General Information About the Mobile Examination Center (MEC) Examination Data
Automated Data Collection
Each MEC examination had computerized data collection. The examination component data entry systems had built-in quality control checks. Unusual data entries were flagged and a message was sent to the technicians. The technicians were required to either verify the original entry or edit the response. At the end of each examination session, data were sent to a central survey database.
Spanish Translations of Protocol Instructions
All NHANES brochures, consent forms, hand cards, protocols, and correspondence were produced in English and Spanish. All materials were translated as part of the NHANES, Institutional Review Board (IRB) approved, forward translation process. Extensive training was completed with MEC staff to ensure the quality and comparability of staff interactions with Spanish-speaking respondents.
The qualifications for MEC laboratory, physician, dental, and health technician staff are described in the component training manuals. All MEC staff completed the requirements for safety, subject privacy and confidentiality, and cardiopulmonary resuscitation training. In addition, all staff completed component-specific training to learn the standardized NHANES protocol for each of the examinations they performed.

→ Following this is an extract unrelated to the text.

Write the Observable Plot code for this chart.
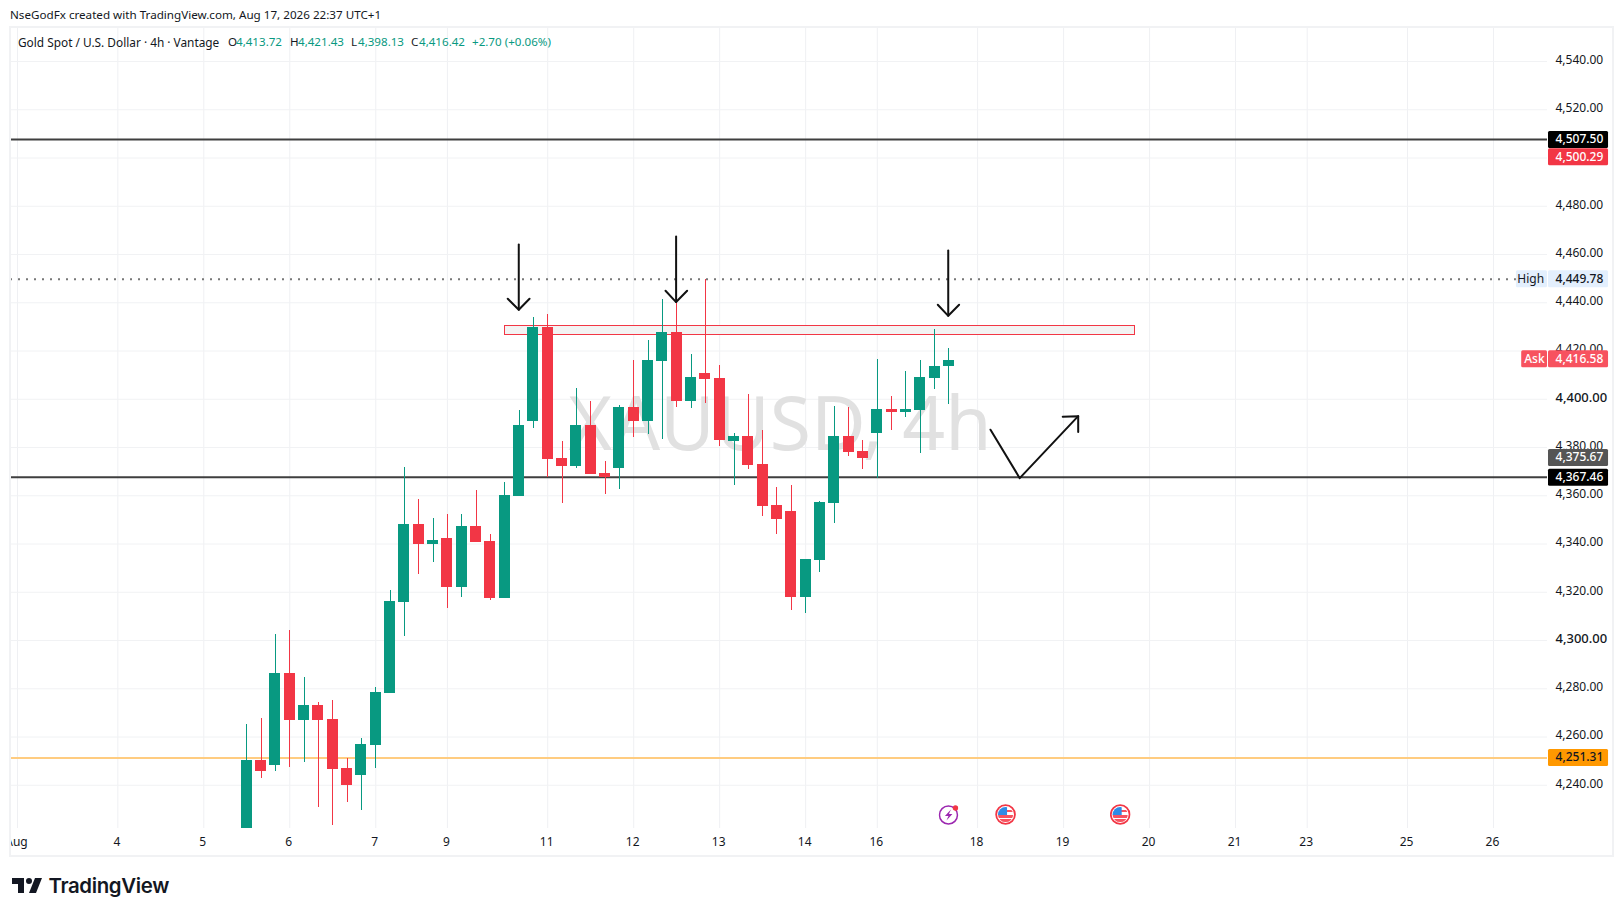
<!DOCTYPE html>
<html><head><meta charset="utf-8">
<script src="https://cdn.jsdelivr.net/npm/d3@7"></script>
<script src="https://cdn.jsdelivr.net/npm/@observablehq/plot@0.6"></script>
<style>
html,body{margin:0;padding:0;background:#fff;overflow:hidden}
#page{position:relative;width:1623px;height:916px;font-family:"Noto Sans",sans-serif;color:#131722}
#chart{position:absolute;left:0;top:27px}
#chart svg{display:block}
.t{position:absolute;white-space:nowrap;font-size:11.6px;line-height:16px}
.g{color:#089981}
#frame{position:absolute;left:9px;top:26px;width:1601px;height:827px;border:2px solid #f1f2f4;pointer-events:none}
#cover{position:absolute;left:0;top:26px;width:9px;height:833px;background:#fff}
#logo{position:absolute;left:10px;top:872px}
#brand{position:absolute;left:48.5px;top:871px;font:600 20.4px/30px Inter,sans-serif;letter-spacing:-.35px;color:#131722}
</style></head><body>
<div id="page">
  <div class="t" style="left:10px;top:7px;font-size:11.65px">NseGodFx created with TradingView.com, Aug 17, 2026 22:37 UTC+1</div>
  <div id="chart"></div>
  <div id="cover"></div>
  <div id="frame"></div>
  <div class="t" style="left:18px;top:34px;font-size:11.85px">Gold Spot / U.S. Dollar · 4h · Vantage</div>
  <div class="t" style="left:228px;top:34px">O</div><div class="t g" style="left:236px;top:34px">4,413.72</div>
  <div class="t" style="left:290px;top:34px">H</div><div class="t g" style="left:298px;top:34px">4,421.43</div>
  <div class="t" style="left:351px;top:34px">L</div><div class="t g" style="left:358px;top:34px">4,398.13</div>
  <div class="t" style="left:411px;top:34px">C</div><div class="t g" style="left:419px;top:34px">4,416.42</div>
  <div class="t g" style="left:472px;top:34px">+2.70 (+0.06%)</div>
  <svg id="logo" width="36" height="28" viewBox="0 0 36 28"><path fill="#131722" d="M14 6H2v6h6v9h6V6Zm12 15h-7l6-15h7l-6 15Zm-7-9a3 3 0 1 0 0-6 3 3 0 0 0 0 6Z"/></svg>
  <div id="brand">TradingView</div>
</div>
<script>
// Candles, one per 4h bar, left to right
const opens  = [4215,4250.5,4248.4,4286.55,4267.07,4273.3,4267.5,4247.2,4244.3,4256.7,4278.3,4316,4348.3,4340,4342.5,4322.2,4347.5,4341.3,4317.6,4359.9,4391,4430,4375.7,4372.35,4389.35,4369.45,4371.5,4396.8,4391,4415.9,4427.9,4399.3,4410.9,4408.8,4382.7,4384.8,4373.2,4356.2,4353.7,4318.05,4333.4,4357,4384.8,4378.6,4386,4396,4394.7,4395.6,4408.8,4413.72];
const highs  = [4265.4,4267.9,4302.7,4304.4,4284.9,4274.5,4275.4,4251.3,4259.6,4280.7,4320.95,4371.9,4358.7,4350.8,4352.5,4352.5,4362.4,4344.2,4365.7,4395.6,4434.1,4435.4,4382.7,4404.7,4399.3,4374.4,4397.6,4416.3,4424.6,4441.6,4439.9,4418.8,4449.78,4414.2,4386,4402.2,4387.3,4363.65,4364.5,4333.8,4357.85,4397.2,4396.8,4383.1,4416.7,4401.4,4411.7,4416.3,4429.1,4421.43];
const lows   = [4210,4243,4245.9,4247.6,4249.7,4231,4223.5,4233.1,4229.8,4247.2,4278.3,4301.9,4327.6,4332.6,4313.5,4318.05,4340.85,4316.8,4317.6,4359.9,4388.1,4367.8,4357,4371.5,4369,4360.75,4362.8,4384.4,4385.6,4383.5,4396.8,4396.4,4398.5,4380.6,4364.5,4371.1,4351.6,4344.2,4312.7,4311.4,4328.4,4348.7,4376.5,4371.1,4367.4,4387.3,4392.7,4377.7,4404.3,4398.13];
const closes = [4250.5,4245.9,4286.55,4267.07,4273.3,4267.07,4246.8,4240.1,4257.1,4278.7,4316.4,4348.3,4340,4341.7,4322.2,4347.5,4340.85,4317.6,4360.3,4389.35,4430,4375.25,4372.35,4389.35,4369,4367.8,4396.8,4391,4416.3,4427.9,4399.3,4409.2,4408.4,4383.1,4384.8,4372.8,4355.8,4350.4,4318.05,4333.8,4357.4,4384.8,4378.15,4375.7,4396,4394.7,4396,4409.2,4413.8,4416.42];

// Time axis (bar index of each labelled session)
const timeTickBars   = [-16,-9,-3,3,9,14,21,27,33,39,44,51,57,63,69,74,81,87];
const timeTickLabels = ["Aug","4","5","6","7","9","11","12","13","14","16","18","19","20","21","23","25","26"];

// Price axis
const priceTicks = [4240,4260,4280,4300,4320,4340,4360,4380,4400,4420,4440,4460,4480,4500,4520,4540];
const minorPriceLabels = [4240,4260,4280,4320,4340,4360,4380,4420,4440,4460,4480,4520,4540];
const majorPriceLabels = [4300, 4400];

// Price-scale tags
const tagPrices = [4507.5,4500.29,4449.78,4416.58,4375.67,4367.46,4251.31];
const tagFills  = ["#000000","#f23645","#e3effd","#f7525f","#555555","#000000","#ff9800"];
const tagInks   = ["#ffffff","#ffffff","#131722","#ffffff","#ffffff","#ffffff","#131722"];

// Drawn levels and the resistance zone
const blackLevels = [4507.5, 4367.46];
const orangeLevel = 4251.31;
const highLevel = 4449.78;
const zone = {bar1: 18, bar2: 62, price1: 4426.8, price2: 4430.67};

// Hand-drawn arrows: [bar, price]
const arrowStrokes = [
  [[18.98,4464.4],[18.98,4437.3]], [[18.21,4441.87],[18.98,4437.3],[19.73,4441.87]],
  [[29.96,4467.7],[29.96,4440.5]], [[29.22,4445.2],[29.96,4440.5],[30.73,4445.2]],
  [[48.95,4461.9],[48.95,4434.8]], [[48.22,4439.4],[48.95,4434.8],[49.71,4439.4]],
  [[51.9,4387.6],[53.94,4367.5],[58.02,4393.2]], [[56.94,4393],[58.02,4393.2],[58.02,4386.6]]
];

// Watermark and calendar events
const watermark = "XAUUSD, 4h";
const eventBars = [49, 52.95, 60.95];
const eventKinds = ["bolt", "flag", "flag"];
const eventPrice = 4228.1;

const svgUri = s => "data:image/svg+xml;utf8," + encodeURIComponent(s);
const flagIcon = svgUri(`<svg xmlns="http://www.w3.org/2000/svg" viewBox="0 0 21 21"><circle cx="10.5" cy="10.5" r="9.4" fill="#fff" stroke="#f23645" stroke-width="1.8"/><clipPath id="c"><circle cx="10.5" cy="10.5" r="7.6"/></clipPath><g clip-path="url(#c)"><rect x="2" y="11" width="17" height="3" fill="#f7525f"/><rect x="2" y="15" width="17" height="4" fill="#f7525f"/><rect x="10" y="6" width="9" height="2" fill="#f7525f"/><rect x="2" y="2" width="10" height="9" fill="#2e8be6"/></g></svg>`);
const boltIcon = svgUri(`<svg xmlns="http://www.w3.org/2000/svg" viewBox="0 0 21 21"><circle cx="10" cy="11" r="9" fill="#fff" stroke="#9c27b0" stroke-width="1.5"/><path d="M12.5 5.5 6.5 12h3.5l-2 4.5 6-6.5h-3.5z" fill="#9c27b0"/><circle cx="17" cy="4" r="2.7" fill="#f23645"/></svg>`);

const candles = opens.map((o, i) => ({i, o, h: highs[i], l: lows[i], c: closes[i]}));
const candleColor = d => d.c >= d.o ? "#089981" : "#f23645";
const label = new Map(timeTickBars.map((b, i) => [b, timeTickLabels[i]]));
const tags = tagPrices.map((p, i) => ({p, fill: tagFills[i], ink: tagInks[i], text: d3.format(",.2f")(p)}));
const strokes = arrowStrokes.flatMap((pts, k) => pts.map(([b, p]) => ({k, b, p})));
const events = eventBars.map((b, i) => ({b, src: eventKinds[i] === "bolt" ? boltIcon : flagIcon}));
const bodyHalf = 0.384, tagX1 = 90.84, tagX2 = 95.03, tagTextX = 91.33, tagHalf = 3.52;

const chart = Plot.plot({
  width: 1623, height: 830,
  marginLeft: 10, marginRight: 76, marginTop: 0, marginBottom: 29,
  style: {fontFamily: '"Noto Sans", sans-serif', fontSize: "12px", background: "transparent", color: "#131722"},
  x: {type: "linear", domain: [-16.49, 90.77], axis: null},
  y: {type: "linear", domain: [4222.3, 4554.3], axis: null},
  marks: [
    Plot.gridX(timeTickBars, {stroke: "#eff0f3", strokeOpacity: 1}),
    Plot.gridY(priceTicks, {stroke: "#f1f2f4", strokeOpacity: 1, dy: -0.5}),
    Plot.text([watermark], {x: 37.2, y: 4389, text: d => d, fontSize: 75, fill: "#e1e1e1", textAnchor: "middle", lineAnchor: "middle"}),
    Plot.rect([zone], {x1: "bar1", x2: "bar2", y1: "price1", y2: "price2", fill: "#f3f3f3", stroke: "#f23645", strokeWidth: 1, shapeRendering: "crispEdges"}),
    Plot.ruleY(blackLevels, {stroke: "#3f3f3f", strokeWidth: 2, dy: -1}),
    Plot.ruleY([orangeLevel], {stroke: "#ffcc80", strokeWidth: 2, dy: -0.5}),
    Plot.ruleY([highLevel], {stroke: "#777", strokeWidth: 2, strokeDasharray: "2 6", dy: -0.5}),
    Plot.ruleX(candles, {x: "i", y1: "l", y2: "h", stroke: candleColor, strokeWidth: 1, clip: "frame", shapeRendering: "crispEdges"}),
    Plot.rect(candles, {x1: d => d.i - bodyHalf, x2: d => d.i + bodyHalf, y1: "o", y2: "c", fill: candleColor, clip: "frame", shapeRendering: "crispEdges"}),
    Plot.line(strokes, {x: "b", y: "p", z: "k", stroke: "#111", strokeWidth: 2, curve: "linear"}),
    Plot.image(events, {x: "b", y: () => eventPrice, src: "src", width: 21, height: 21}),
    Plot.axisX(timeTickBars, {tickSize: 0, tickPadding: 9, tickFormat: d => label.get(d), fontSize: 12, dx: -1, label: null}),
    Plot.axisY(minorPriceLabels, {anchor: "right", tickSize: 0, tickPadding: 8, textAnchor: "start", tickFormat: d3.format(",.2f"), fontSize: 12, dy: -2, label: null}),
    Plot.axisY(majorPriceLabels, {anchor: "right", tickSize: 0, tickPadding: 8, textAnchor: "start", tickFormat: d3.format(",.2f"), fontSize: 13, fontWeight: 500, dy: -2, label: null}),
    Plot.rect(tags, {x1: tagX1, x2: tagX2, y1: d => d.p - tagHalf, y2: d => d.p + tagHalf, fill: "fill", rx: 1.5, dy: -0.5}),
    Plot.text(tags, {x: tagTextX, y: "p", text: "text", fill: "ink", textAnchor: "start", fontSize: 12, fontWeight: 500, dy: -1}),
    Plot.rect([highLevel], {x1: 88.6, x2: 90.77, y1: d => d - tagHalf, y2: d => d + tagHalf, fill: "#e3effd", rx: 1.5, dy: -0.5}),
    Plot.text([highLevel], {x: 89.6, y: d => d, text: () => "High", fontSize: 12, dy: -1}),
    Plot.rect([tagPrices[3]], {x1: 88.97, x2: 90.77, y1: d => d - tagHalf, y2: d => d + tagHalf, fill: "#f7525f", rx: 1.5, dy: -0.5}),
    Plot.text([tagPrices[3]], {x: 89.86, y: d => d, text: () => "Ask", fill: "#fff", fontSize: 12, fontWeight: 500, dy: -1})
  ]
});
document.getElementById("chart").appendChild(chart);
</script>
</body></html>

Quality Control Monitoring- General Procedures
Quality control measures included equipment calibration and observations of examinations in the field. Experienced trainers and observers monitored technician performance in the field. Periodic retraining sessions were conducted with the survey staff.

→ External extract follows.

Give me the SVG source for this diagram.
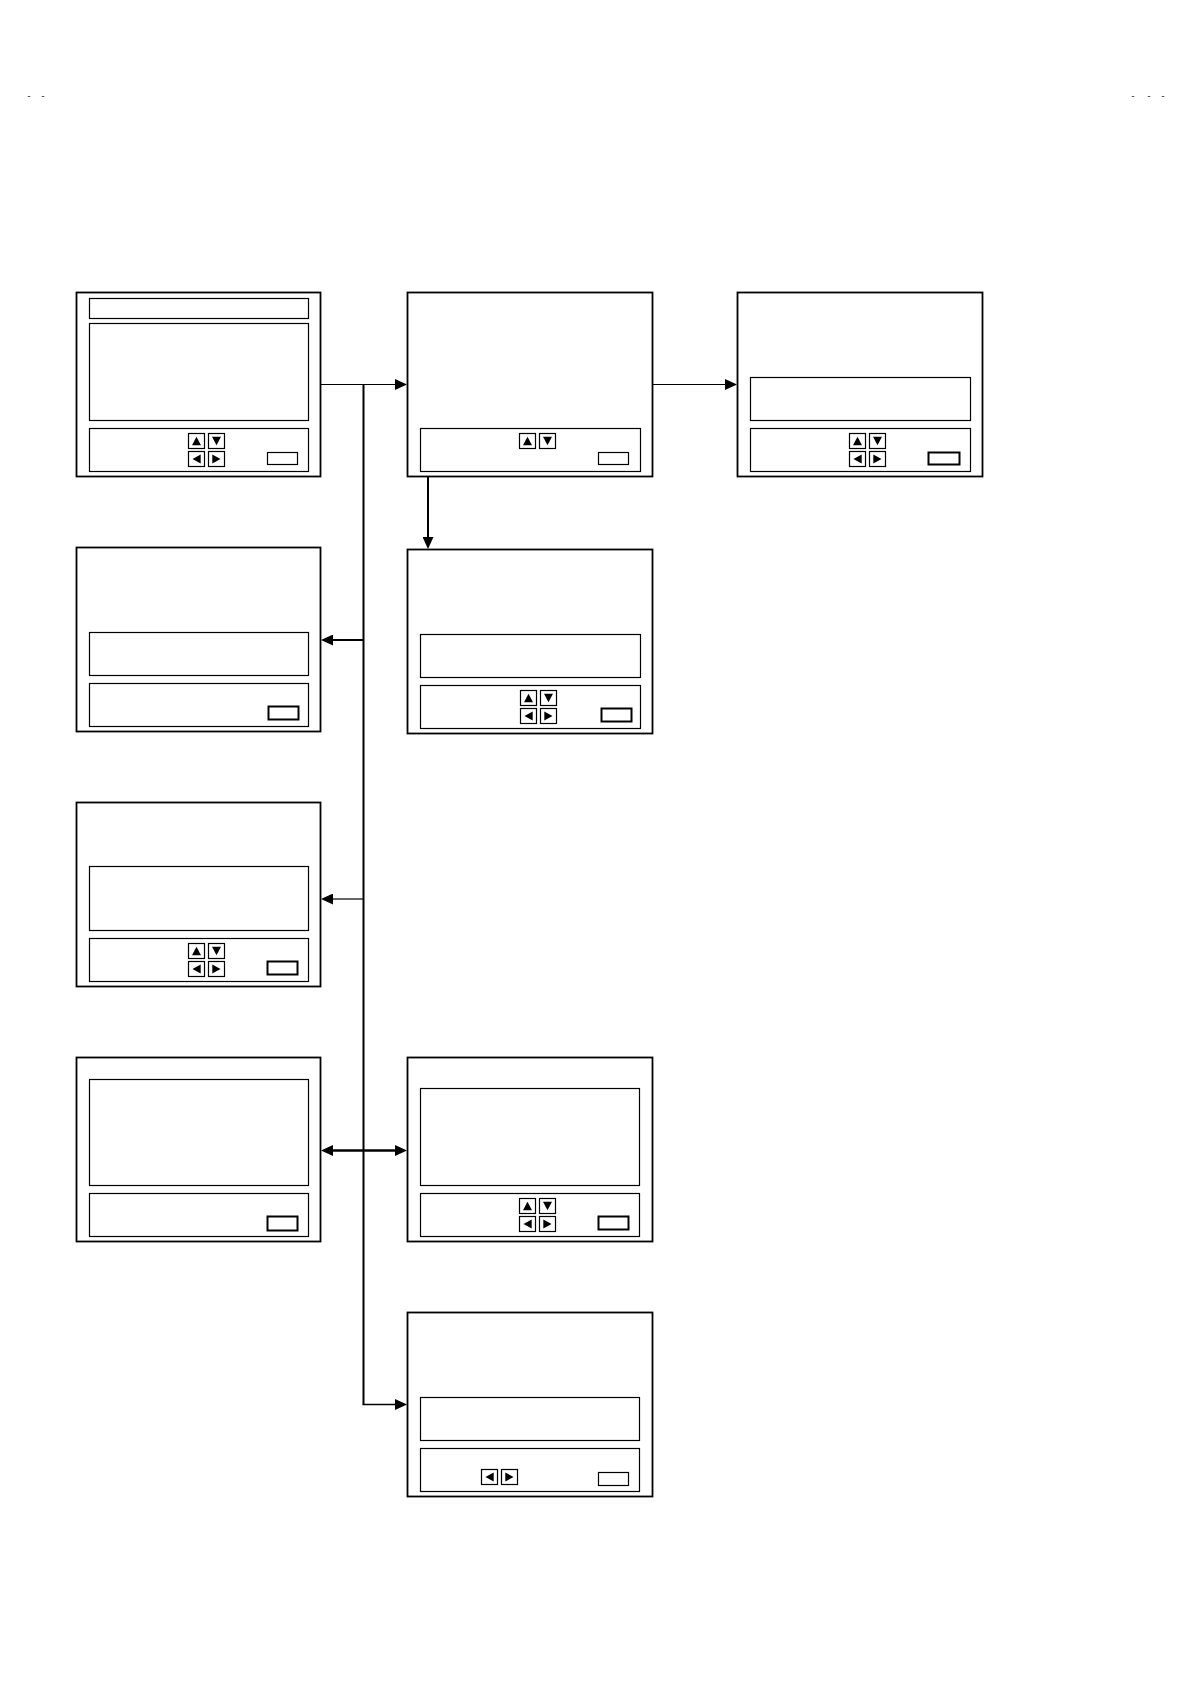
<svg xmlns="http://www.w3.org/2000/svg" xmlns:xlink="http://www.w3.org/1999/xlink" width="1191" height="1685" viewBox="0 0 1191 1685">
<style>
.outer{fill:#fff;stroke:#000;stroke-width:1.8}
.in{fill:none;stroke:#000;stroke-width:1.2}
.sm{fill:none;stroke:#000;stroke-width:1.2}
.smb{fill:none;stroke:#000;stroke-width:2}
.ln{fill:none;stroke:#000}
.dash{font-family:"Liberation Sans",Arial,sans-serif;font-size:9px;fill:#000;text-anchor:middle}
</style>
<defs>
<marker id="ah" viewBox="0 0 12 11" markerUnits="userSpaceOnUse" markerWidth="12" markerHeight="11" refX="0" refY="5.5" orient="auto-start-reverse">
<path d="M0,0 L12,5.5 L0,11 z" fill="#000"/>
</marker>
<g id="bup"><rect x="0" y="0" width="16" height="15" fill="#fff" stroke="#000" stroke-width="1.2"/><path d="M3.5,11.8 L8,3.2 L12.5,11.8 z" fill="#000"/></g>
<g id="bdn"><rect x="0" y="0" width="16" height="15" fill="#fff" stroke="#000" stroke-width="1.2"/><path d="M3.5,3.2 L12.5,3.2 L8,11.8 z" fill="#000"/></g>
<g id="blt"><rect x="0" y="0" width="16" height="15" fill="#fff" stroke="#000" stroke-width="1.2"/><path d="M12.2,3 L12.2,12 L4,7.5 z" fill="#000"/></g>
<g id="brt"><rect x="0" y="0" width="16" height="15" fill="#fff" stroke="#000" stroke-width="1.2"/><path d="M3.8,3 L3.8,12 L12,7.5 z" fill="#000"/></g>
</defs>
<rect width="1191" height="1685" fill="#fff"/>

<g id="header-marks">
<text class="dash" x="29" y="99">-</text>
<text class="dash" x="43" y="99">-</text>
<text class="dash" x="1133" y="99">-</text>
<text class="dash" x="1149" y="99">-</text>
<text class="dash" x="1163" y="99">-</text>
</g>

<g id="connectors">
<path class="ln" stroke-width="2" d="M363.5,384.5 V1404.5"/>
<path class="ln" stroke-width="1.2" d="M320.5,384.5 H395" marker-end="url(#ah)"/>
<path class="ln" stroke-width="1.2" d="M652.5,384.5 H725" marker-end="url(#ah)"/>
<path class="ln" stroke-width="2" d="M428,477 V537" marker-end="url(#ah)"/>
<path class="ln" stroke-width="2" d="M363.5,640 H333" marker-end="url(#ah)"/>
<path class="ln" stroke-width="1.2" d="M363.5,899 H333" marker-end="url(#ah)"/>
<path class="ln" stroke-width="2.5" d="M333,1150.5 H395" marker-start="url(#ah)" marker-end="url(#ah)"/>
<path class="ln" stroke-width="1.5" d="M362.5,1404.5 H395" marker-end="url(#ah)"/>
</g>

<g id="box1">
<rect class="outer" x="76.5" y="292.5" width="244" height="184"/>
<rect class="in" x="89.5" y="298.5" width="219" height="20"/>
<rect class="in" x="89.5" y="323.5" width="219" height="97"/>
<rect class="in" x="89.5" y="428.5" width="219" height="43"/>
<use xlink:href="#bup" x="188.5" y="433.5"/>
<use xlink:href="#bdn" x="208.5" y="433.5"/>
<use xlink:href="#blt" x="188.5" y="451.5"/>
<use xlink:href="#brt" x="208.5" y="451.5"/>
<rect class="sm" x="267.5" y="452.5" width="30" height="12"/>
</g>

<g id="box2">
<rect class="outer" x="407.5" y="292.5" width="245" height="184"/>
<rect class="in" x="420.5" y="428.5" width="220" height="43"/>
<use xlink:href="#bup" x="519.5" y="433.5"/>
<use xlink:href="#bdn" x="539.5" y="433.5"/>
<rect class="sm" x="598.5" y="452.5" width="30" height="12"/>
</g>

<g id="box3">
<rect class="outer" x="737.5" y="292.5" width="245" height="184"/>
<rect class="in" x="750.5" y="377.5" width="220" height="43"/>
<rect class="in" x="750.5" y="428.5" width="220" height="43"/>
<use xlink:href="#bup" x="849.5" y="433.5"/>
<use xlink:href="#bdn" x="869.5" y="433.5"/>
<use xlink:href="#blt" x="849.5" y="451.5"/>
<use xlink:href="#brt" x="869.5" y="451.5"/>
<rect class="smb" x="928.5" y="452.5" width="31" height="12"/>
</g>

<g id="box-row2-left">
<rect class="outer" x="76.5" y="547.5" width="244" height="184"/>
<rect class="in" x="89.5" y="632.5" width="219" height="43"/>
<rect class="in" x="89.5" y="683.5" width="219" height="43"/>
<rect class="smb" x="268.5" y="706.5" width="30" height="13"/>
</g>

<g id="box-row2-right">
<rect class="outer" x="407.5" y="549.5" width="245" height="184"/>
<rect class="in" x="420.5" y="634.5" width="220" height="43"/>
<rect class="in" x="420.5" y="685.5" width="220" height="43"/>
<use xlink:href="#bup" x="520.5" y="690.5"/>
<use xlink:href="#bdn" x="540.5" y="690.5"/>
<use xlink:href="#blt" x="520.5" y="708.5"/>
<use xlink:href="#brt" x="540.5" y="708.5"/>
<rect class="smb" x="601.5" y="708.5" width="30" height="13"/>
</g>

<g id="box-row3-left">
<rect class="outer" x="76.5" y="802.5" width="244" height="184"/>
<rect class="in" x="89.5" y="866.5" width="219" height="64"/>
<rect class="in" x="89.5" y="938.5" width="219" height="43"/>
<use xlink:href="#bup" x="188.5" y="943.5"/>
<use xlink:href="#bdn" x="208.5" y="943.5"/>
<use xlink:href="#blt" x="188.5" y="961.5"/>
<use xlink:href="#brt" x="208.5" y="961.5"/>
<rect class="smb" x="267.5" y="961.5" width="30" height="13"/>
</g>

<g id="box-row4-left">
<rect class="outer" x="76.5" y="1057.5" width="244" height="184"/>
<rect class="in" x="89.5" y="1079.5" width="219" height="106"/>
<rect class="in" x="89.5" y="1193.5" width="219" height="43"/>
<rect class="smb" x="267.5" y="1216.5" width="30" height="14"/>
</g>

<g id="box-row4-right">
<rect class="outer" x="407.5" y="1057.5" width="245" height="184"/>
<rect class="in" x="420.5" y="1088.5" width="219" height="97"/>
<rect class="in" x="420.5" y="1193.5" width="219" height="43"/>
<use xlink:href="#bup" x="519.5" y="1198.5"/>
<use xlink:href="#bdn" x="539.5" y="1198.5"/>
<use xlink:href="#blt" x="519.5" y="1216.5"/>
<use xlink:href="#brt" x="539.5" y="1216.5"/>
<rect class="smb" x="598.5" y="1216.5" width="30" height="13"/>
</g>

<g id="box-row5">
<rect class="outer" x="407.5" y="1312.5" width="245" height="184"/>
<rect class="in" x="420.5" y="1397.5" width="219" height="43"/>
<rect class="in" x="420.5" y="1448.5" width="219" height="43"/>
<use xlink:href="#blt" x="481.5" y="1469.5"/>
<use xlink:href="#brt" x="501.5" y="1469.5"/>
<rect class="sm" x="598.5" y="1472.5" width="30" height="13"/>
</g>
</svg>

For a subset of examination components (e.g., body measurements, blood pressure and the dental examination), a “gold standard” examiner performed the second examinations during a site visit.
An extensive series of quality assurance and quality control analyses were completed for each examination component. The MEC examination component training manuals, provided with these data files, describe the measures taken in greater detail.
Routine data preparation procedures included a review of frequency data, outliers, and technician notes. Analysts should review the data reported for each component or laboratory assay, prior to beginning data analyses. Analysts should examine the data spread and consider whether or not it is appropriate to include or exclude extreme values in a given analysis.